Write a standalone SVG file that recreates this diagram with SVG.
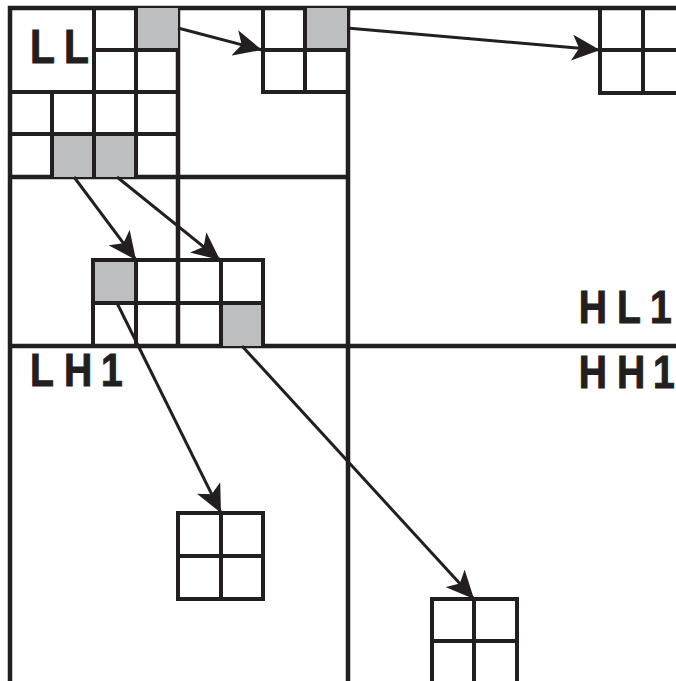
<svg xmlns="http://www.w3.org/2000/svg" width="676" height="681" viewBox="0 0 676 681">
<style>
.g{fill:#bcbec0;stroke:none}
.b{fill:none;stroke:#231f20;stroke-width:4}
.m{fill:none;stroke:#231f20;stroke-width:4.5}
.c{fill:none;stroke:#231f20;stroke-width:3}
.t{font-family:"Liberation Sans",Arial,Helvetica,sans-serif;font-weight:bold;font-size:46px;fill:#231f20;stroke:#231f20;stroke-width:1}
</style>
<defs>
<marker id="ah" markerUnits="userSpaceOnUse" markerWidth="32" markerHeight="26" refX="28" refY="13" orient="auto">
<path d="M0,0 L28,13 L0,26 L7,13 Z" fill="#231f20"/>
</marker>
</defs>
<rect width="676" height="681" fill="#fff"/>
<g id="frame">
<path class="m" d="M10,681 V8 H676 M348,8 V681 M10,346 H676 M178,8 V346 M10,177 H348"/>
</g>
<g id="LL">
<rect class="g" x="136" y="8" width="42" height="42"/>
<rect class="g" x="52" y="134" width="42" height="43"/>
<rect class="g" x="94" y="134" width="42" height="43"/>
<path class="b" d="M52,92 V177 M94,8 V177 M136,8 V177 M94,50 H178 M10,92 H178 M10,134 H178"/>
<text class="t" transform="scale(0.85 1)" x="35.3 75.3" y="63" style="font-size:48px">LL</text>
</g>
<g id="block-top-mid">
<rect class="g" x="305" y="8" width="42" height="42"/>
<path class="b" d="M263,8 V92 H347 M305,8 V92 M263,50 H347"/>
</g>
<g id="block-top-right">
<path class="b" d="M600,8 V93 H686 M643,8 V93 M600,50 H686"/>
</g>
<g id="block-mid">
<rect class="g" x="93" y="260" width="43" height="43"/>
<rect class="g" x="221" y="303" width="42" height="43"/>
<path class="b" d="M93,346 V260 H263 V346 M136,260 V346 M221,260 V346 M93,303 H263"/>
</g>
<g id="block-bottom-1">
<path class="b" d="M178,513 H263 V599 H178 Z M221,513 V599 M178,556 H263"/>
</g>
<g id="block-bottom-2">
<path class="b" d="M432,684 V599 H517 V684 M474,599 V684 M432,641 H517"/>
</g>
<g id="labels">
<text class="t" transform="scale(0.85 1)" x="681 725.8 764.7" y="323">HL1</text>
<text class="t" transform="scale(0.85 1)" x="35.3 75.3 118.8" y="386">LH1</text>
<text class="t" transform="scale(0.85 1)" x="681 725.8 768.2" y="388">HH1</text>
</g>
<g id="connectors">
<path class="c" d="M178,28 L262,50" marker-end="url(#ah)"/>
<path class="c" d="M347,28 L600,50" marker-end="url(#ah)"/>
<path class="c" d="M74,177 L136,260" marker-end="url(#ah)"/>
<path class="c" d="M117,177 L220,260" marker-end="url(#ah)"/>
<path class="c" d="M117,303 L221,513" marker-end="url(#ah)"/>
<path class="c" d="M242,346 L474,599" marker-end="url(#ah)"/>
</g>
</svg>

————

→ **REQUEST**
Leave out the pictures and transcribe everything else exactly.

→ **TASK ANSWER**
Write a standalone SVG file that recreates this diagram with SVG.
<svg xmlns="http://www.w3.org/2000/svg" width="676" height="681" viewBox="0 0 676 681">
<style>
.g{fill:#bcbec0;stroke:none}
.b{fill:none;stroke:#231f20;stroke-width:4}
.m{fill:none;stroke:#231f20;stroke-width:4.5}
.c{fill:none;stroke:#231f20;stroke-width:3}
.t{font-family:"Liberation Sans",Arial,Helvetica,sans-serif;font-weight:bold;font-size:46px;fill:#231f20;stroke:#231f20;stroke-width:1}
</style>
<defs>
<marker id="ah" markerUnits="userSpaceOnUse" markerWidth="32" markerHeight="26" refX="28" refY="13" orient="auto">
<path d="M0,0 L28,13 L0,26 L7,13 Z" fill="#231f20"/>
</marker>
</defs>
<rect width="676" height="681" fill="#fff"/>
<g id="frame">
<path class="m" d="M10,681 V8 H676 M348,8 V681 M10,346 H676 M178,8 V346 M10,177 H348"/>
</g>
<g id="LL">
<rect class="g" x="136" y="8" width="42" height="42"/>
<rect class="g" x="52" y="134" width="42" height="43"/>
<rect class="g" x="94" y="134" width="42" height="43"/>
<path class="b" d="M52,92 V177 M94,8 V177 M136,8 V177 M94,50 H178 M10,92 H178 M10,134 H178"/>
<text class="t" transform="scale(0.85 1)" x="35.3 75.3" y="63" style="font-size:48px">LL</text>
</g>
<g id="block-top-mid">
<rect class="g" x="305" y="8" width="42" height="42"/>
<path class="b" d="M263,8 V92 H347 M305,8 V92 M263,50 H347"/>
</g>
<g id="block-top-right">
<path class="b" d="M600,8 V93 H686 M643,8 V93 M600,50 H686"/>
</g>
<g id="block-mid">
<rect class="g" x="93" y="260" width="43" height="43"/>
<rect class="g" x="221" y="303" width="42" height="43"/>
<path class="b" d="M93,346 V260 H263 V346 M136,260 V346 M221,260 V346 M93,303 H263"/>
</g>
<g id="block-bottom-1">
<path class="b" d="M178,513 H263 V599 H178 Z M221,513 V599 M178,556 H263"/>
</g>
<g id="block-bottom-2">
<path class="b" d="M432,684 V599 H517 V684 M474,599 V684 M432,641 H517"/>
</g>
<g id="labels">
<text class="t" transform="scale(0.85 1)" x="681 725.8 764.7" y="323">HL1</text>
<text class="t" transform="scale(0.85 1)" x="35.3 75.3 118.8" y="386">LH1</text>
<text class="t" transform="scale(0.85 1)" x="681 725.8 768.2" y="388">HH1</text>
</g>
<g id="connectors">
<path class="c" d="M178,28 L262,50" marker-end="url(#ah)"/>
<path class="c" d="M347,28 L600,50" marker-end="url(#ah)"/>
<path class="c" d="M74,177 L136,260" marker-end="url(#ah)"/>
<path class="c" d="M117,177 L220,260" marker-end="url(#ah)"/>
<path class="c" d="M117,303 L221,513" marker-end="url(#ah)"/>
<path class="c" d="M242,346 L474,599" marker-end="url(#ah)"/>
</g>
</svg>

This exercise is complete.